GIVEN INSTRUCTION:
Would you transcribe the whole listing exactly, minus its pictures?

DATASET EXCERPT:
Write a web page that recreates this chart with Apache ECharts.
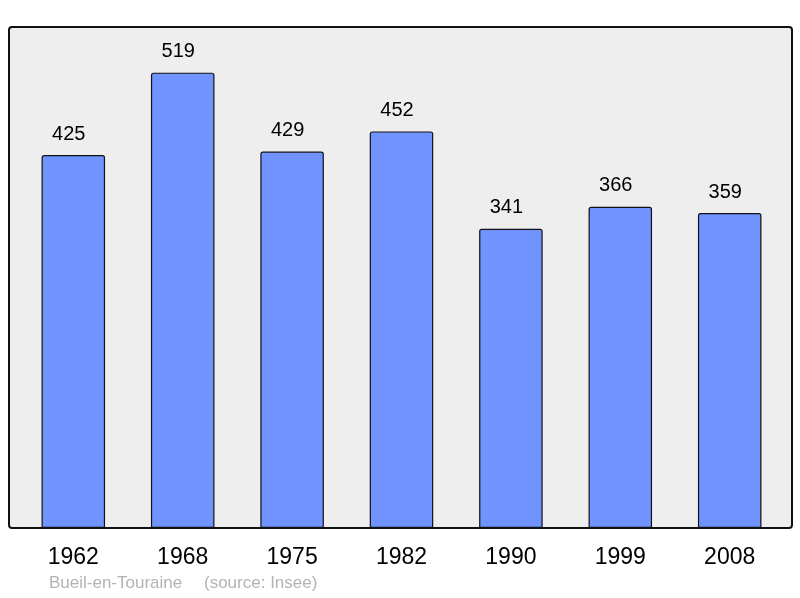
<!DOCTYPE html>
<html>
<head>
<meta charset="utf-8">
<script src="https://cdn.jsdelivr.net/npm/echarts@6/dist/echarts.min.js"></script>
<style>
  html, body { margin: 0; padding: 0; background: #fff; }
  #chart { width: 800px; height: 598px; }
</style>
</head>
<body>
<div id="chart"></div>
<script>
// données population
const annees = ["1962", "1968", "1975", "1982", "1990", "1999", "2008"];
const population = [425, 519, 429, 452, 341, 366, 359];
const commune = "Bueil-en-Touraine";
const source = "(source: Insee)";

const police = "'Liberation Sans', Arial, sans-serif";
const chart = echarts.init(document.getElementById("chart"));

const option = {
  backgroundColor: "#fff",
  animation: false,
  grid: { left: 18.6, right: 15.6, top: 27, bottom: 70 },
  graphic: [
    {
      type: "rect",
      z: 0,
      shape: { x: 9, y: 27, width: 783, height: 501, r: 3 },
      style: { fill: "#eeeeee", stroke: "#111", lineWidth: 2 }
    },
    {
      type: "text",
      left: 49,
      top: 575,
      style: { text: commune, fill: "#b3b3b3", font: "17px " + police }
    },
    {
      type: "text",
      left: 204,
      top: 575,
      style: { text: source, fill: "#b3b3b3", font: "17px " + police }
    }
  ],
  xAxis: {
    type: "category",
    data: annees,
    axisLine: { show: false },
    axisTick: { show: false },
    axisLabel: {
      color: "#000",
      fontSize: 23,
      fontFamily: police,
      margin: 18
    }
  },
  yAxis: {
    type: "value",
    min: 0,
    max: 571,
    show: false,
    splitLine: { show: false }
  },
  series: [{
    type: "bar",
    data: population,
    barWidth: 63.5,
    z: 5,
    itemStyle: {
      color: "#7093ff",
      borderColor: "#111",
      borderWidth: 1.2,
      borderRadius: [2, 2, 0, 0]
    },
    label: {
      show: true,
      position: "top",
      distance: 11,
      offset: [-4.5, 0],
      color: "#000",
      fontSize: 20,
      fontFamily: police
    }
  }]
};

chart.setOption(option);
</script>
</body>
</html>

PROBLEM SOLUTION:
Write a web page that recreates this chart with Apache ECharts.
<!DOCTYPE html>
<html>
<head>
<meta charset="utf-8">
<script src="https://cdn.jsdelivr.net/npm/echarts@6/dist/echarts.min.js"></script>
<style>
  html, body { margin: 0; padding: 0; background: #fff; }
  #chart { width: 800px; height: 598px; }
</style>
</head>
<body>
<div id="chart"></div>
<script>
// données population
const annees = ["1962", "1968", "1975", "1982", "1990", "1999", "2008"];
const population = [425, 519, 429, 452, 341, 366, 359];
const commune = "Bueil-en-Touraine";
const source = "(source: Insee)";

const police = "'Liberation Sans', Arial, sans-serif";
const chart = echarts.init(document.getElementById("chart"));

const option = {
  backgroundColor: "#fff",
  animation: false,
  grid: { left: 18.6, right: 15.6, top: 27, bottom: 70 },
  graphic: [
    {
      type: "rect",
      z: 0,
      shape: { x: 9, y: 27, width: 783, height: 501, r: 3 },
      style: { fill: "#eeeeee", stroke: "#111", lineWidth: 2 }
    },
    {
      type: "text",
      left: 49,
      top: 575,
      style: { text: commune, fill: "#b3b3b3", font: "17px " + police }
    },
    {
      type: "text",
      left: 204,
      top: 575,
      style: { text: source, fill: "#b3b3b3", font: "17px " + police }
    }
  ],
  xAxis: {
    type: "category",
    data: annees,
    axisLine: { show: false },
    axisTick: { show: false },
    axisLabel: {
      color: "#000",
      fontSize: 23,
      fontFamily: police,
      margin: 18
    }
  },
  yAxis: {
    type: "value",
    min: 0,
    max: 571,
    show: false,
    splitLine: { show: false }
  },
  series: [{
    type: "bar",
    data: population,
    barWidth: 63.5,
    z: 5,
    itemStyle: {
      color: "#7093ff",
      borderColor: "#111",
      borderWidth: 1.2,
      borderRadius: [2, 2, 0, 0]
    },
    label: {
      show: true,
      position: "top",
      distance: 11,
      offset: [-4.5, 0],
      color: "#000",
      fontSize: 20,
      fontFamily: police
    }
  }]
};

chart.setOption(option);
</script>
</body>
</html>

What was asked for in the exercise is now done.